In Zotero, only journalArticle and magazineArticle can have issue fields.

retorquere commented 6 years ago

So would detecting /^[A-Z]?[0-9]+(\.[0-9]+)?$/i as number be reasonable? That would leave

journalArticle.issue = "2, (1988)"
journalArticle.issue = "May"
journalArticle.issue = "October"
journalArticle.issue = "Part 1"
journalArticle.issue = "spécial anniversaire 1978-1988"
moewew commented 6 years ago

I'm not great with Regex, but I think that would not match 3-4, 2,3, Suppl. 1. The first two of those are very clearly number, the latter not that clearly, but still number seems better than issue. You may also want to detect Roman numerals and should probably allow things like A, B, C without a number as well.

retorquere commented 6 years ago

3-4 and 2,3 get split up by the first stage, what I have now does:

  1. split by /-+|–|,|\//, and if there are at most two components
  2. of the components, verify that they're roman numerals, or a number preceded by an optional letter, or a sole letter

Anything that doesn't match both rules goes to issue. This only applies to journalArticle and magazineArticle; all the others go to number without any checks.

Suppl. 1 would not get detected on an article so would end up in issue currently.

moewew commented 6 years ago

That's probably as good as it gets if one wants a simple algorithmic solution that uses issue as default.

blip-bloop commented 6 years ago

:robot: this is your friendly neighborhood build bot announcing test build 6116 ("Merge branch 'master' into 925").

retorquere commented 6 years ago

All my tests pass on the new rules.

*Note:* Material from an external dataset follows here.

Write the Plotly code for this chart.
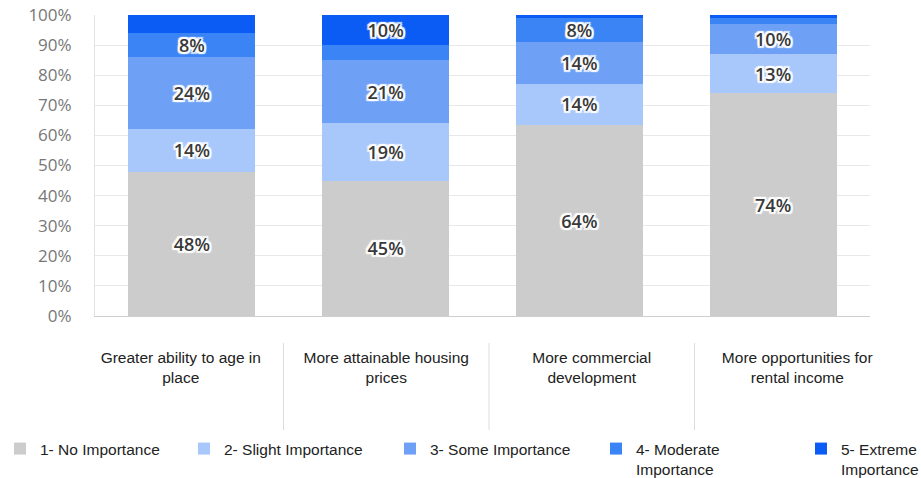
import plotly.graph_objects as go

# Survey: importance of each potential outcome (share of respondents)
categories = [
    "Greater ability to age in<br>place",
    "More attainable housing<br>prices",
    "More commercial<br>development",
    "More opportunities for<br>rental income",
]
levels = [
    "1- No Importance",
    "2- Slight Importance",
    "3- Some Importance",
    "4- Moderate<br>Importance",
    "5- Extreme<br>Importance",
]
no_importance = [48, 45, 64, 74]
slight_importance = [14, 19, 14, 13]
some_importance = [24, 21, 14, 10]
moderate_importance = [8, 5, 8, 2]
extreme_importance = [6, 10, 1, 1]

series = [no_importance, slight_importance, some_importance,
          moderate_importance, extreme_importance]
colors = ["#cccccc", "#a8c7fa", "#6ea1f5", "#3a84f5", "#0a5cf5"]

W, H = 921, 478
TOP = 15
PH = H - TOP  # paper height (no bottom margin)


def py(px):
    """pixel row -> paper fraction"""
    return (H - px) / PH


halo = ", ".join(f"{dx}px {dy}px 1px white" for dx, dy in
                 [(2, 0), (-2, 0), (0, 2), (0, -2), (2, 2), (-2, -2), (2, -2), (-2, 2)])

# one legend box per level, spread along the bottom edge
legend_ids = ["legend", "legend2", "legend3", "legend4", "legend5"]
legend_left_px = [0, 184, 390, 596, 801]

fig = go.Figure()
for name, vals, col, lg in zip(levels, series, colors, legend_ids):
    fig.add_trace(go.Bar(
        x=categories, y=vals, name=name, legend=lg,
        marker=dict(color=col, line=dict(width=0)),
        text=[f"{v}%" if v >= 8 else "" for v in vals],
        textposition="inside", insidetextanchor="middle",
        constraintext="none", textangle=0,
        textfont=dict(family="Open Sans", size=18, color="#3a3a3a",
                      weight=600, shadow=halo),
        hovertemplate="%{x}<br>" + name + ": %{text}<extra></extra>",
    ))

# category label axis (wider spacing, below the plot, with separators)
fig.add_trace(go.Scatter(
    x=categories, y=[None] * len(categories), xaxis="x2", yaxis="y2",
    mode="markers", showlegend=False, hoverinfo="skip",
))

for i in range(len(categories) - 1):
    fig.add_shape(type="line", xref="x2", yref="paper",
                  x0=i + 0.5, x1=i + 0.5, y0=py(430), y1=py(343),
                  line=dict(color="#dcdcdc", width=1))

label_font = dict(family="Liberation Sans", size=15.5, color="#222222")

legends = {}
for lg, left in zip(legend_ids, legend_left_px):
    legends[lg] = dict(orientation="h", x=left / W, xanchor="left",
                       y=py(432), yanchor="top", valign="top",
                       font=label_font, bgcolor="rgba(0,0,0,0)",
                       borderwidth=0)

fig.update_layout(
    width=W, height=H,
    margin=dict(l=0, r=0, t=TOP, b=0, autoexpand=False),
    paper_bgcolor="white", plot_bgcolor="white",
    barmode="stack", barnorm="percent", bargap=0.345,
    xaxis=dict(domain=[95 / W, 870 / W], type="category", range=[-0.5, 3.5],
               showticklabels=False, showgrid=False, showline=True,
               linecolor="#cfcfcf", linewidth=1, ticks="", fixedrange=True),
    yaxis=dict(domain=[py(316), 1], range=[0, 100], dtick=10, ticksuffix="%",
               showgrid=True, gridcolor="#e8e8e8", gridwidth=1,
               showline=True, linecolor="#e4e4e4", zeroline=False,
               ticks="outside", ticklen=19, tickcolor="rgba(0,0,0,0)",
               tickfont=dict(family="Open Sans", size=17, color="#777777"),
               fixedrange=True),
    xaxis2=dict(domain=[78 / W, 900 / W], type="category", range=[-0.5, 3.5],
                categoryorder="array", categoryarray=categories,
                anchor="free", position=py(342), showgrid=False, showline=False,
                zeroline=False, ticks="outside", ticklen=1,
                tickcolor="rgba(0,0,0,0)", tickfont=label_font,
                fixedrange=True),
    yaxis2=dict(domain=[py(430), py(342)], range=[0, 1], visible=False,
                fixedrange=True),
    showlegend=True,
    **legends,
)

fig.write_html("out.html")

Could you guys give 6116 a go to see if it behaves as you want?

blip-bloop commented 6 years ago

:robot: this is your friendly neighborhood build bot announcing test build 5.0.110.6117.issue-925 ("ncu").

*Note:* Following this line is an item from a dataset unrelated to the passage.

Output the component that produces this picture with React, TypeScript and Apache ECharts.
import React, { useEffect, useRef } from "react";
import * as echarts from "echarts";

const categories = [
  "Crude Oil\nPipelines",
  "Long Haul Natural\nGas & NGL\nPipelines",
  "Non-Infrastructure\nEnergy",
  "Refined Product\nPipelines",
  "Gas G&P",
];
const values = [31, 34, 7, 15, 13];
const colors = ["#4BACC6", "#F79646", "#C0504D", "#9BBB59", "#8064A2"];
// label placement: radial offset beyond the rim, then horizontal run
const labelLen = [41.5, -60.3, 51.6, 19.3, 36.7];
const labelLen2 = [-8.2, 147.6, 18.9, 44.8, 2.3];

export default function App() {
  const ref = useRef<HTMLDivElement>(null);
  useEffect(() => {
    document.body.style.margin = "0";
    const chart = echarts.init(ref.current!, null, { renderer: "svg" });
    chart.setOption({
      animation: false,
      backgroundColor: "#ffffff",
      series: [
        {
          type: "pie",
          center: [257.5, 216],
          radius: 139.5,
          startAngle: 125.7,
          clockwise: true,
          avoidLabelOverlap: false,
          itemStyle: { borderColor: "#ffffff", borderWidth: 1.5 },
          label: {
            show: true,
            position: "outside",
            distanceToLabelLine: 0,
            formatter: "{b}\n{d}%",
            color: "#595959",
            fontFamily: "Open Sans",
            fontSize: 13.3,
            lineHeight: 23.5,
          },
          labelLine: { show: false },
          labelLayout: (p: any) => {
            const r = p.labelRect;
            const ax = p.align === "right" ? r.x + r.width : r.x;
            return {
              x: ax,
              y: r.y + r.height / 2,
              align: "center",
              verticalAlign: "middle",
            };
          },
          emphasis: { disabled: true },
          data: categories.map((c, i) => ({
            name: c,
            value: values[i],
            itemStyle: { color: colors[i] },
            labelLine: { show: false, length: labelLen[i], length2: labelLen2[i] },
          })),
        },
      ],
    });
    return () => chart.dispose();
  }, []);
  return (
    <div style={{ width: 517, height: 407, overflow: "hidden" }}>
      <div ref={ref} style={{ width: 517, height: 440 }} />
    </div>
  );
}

laspic commented 6 years ago

Everything works fine here (with the 5.0.111). Now, the example given in the first post gives:

@article{Bob1996,
  title = {A {{Very Nice Title}}},
  volume = {10},
  **number** = {2},
  journaltitle = {Annual Review of Nothing},
  date = {1996},
  author = {Bob, Bob}
}

@article{John1996,
  title = {A {{Nice Title}}},
  volume = {10},
  **number** = {2-3},
  journaltitle = {Annual Review of Something},
  date = {1996},
  author = {John, John}
}

Thanks a lot!

retorquere commented 6 years ago

Cool, thanks for the confirmation

github-actions[bot] commented 3 years ago

This issue has been automatically locked since there has not been any recent activity after it was closed. Please open a new issue for related bugs.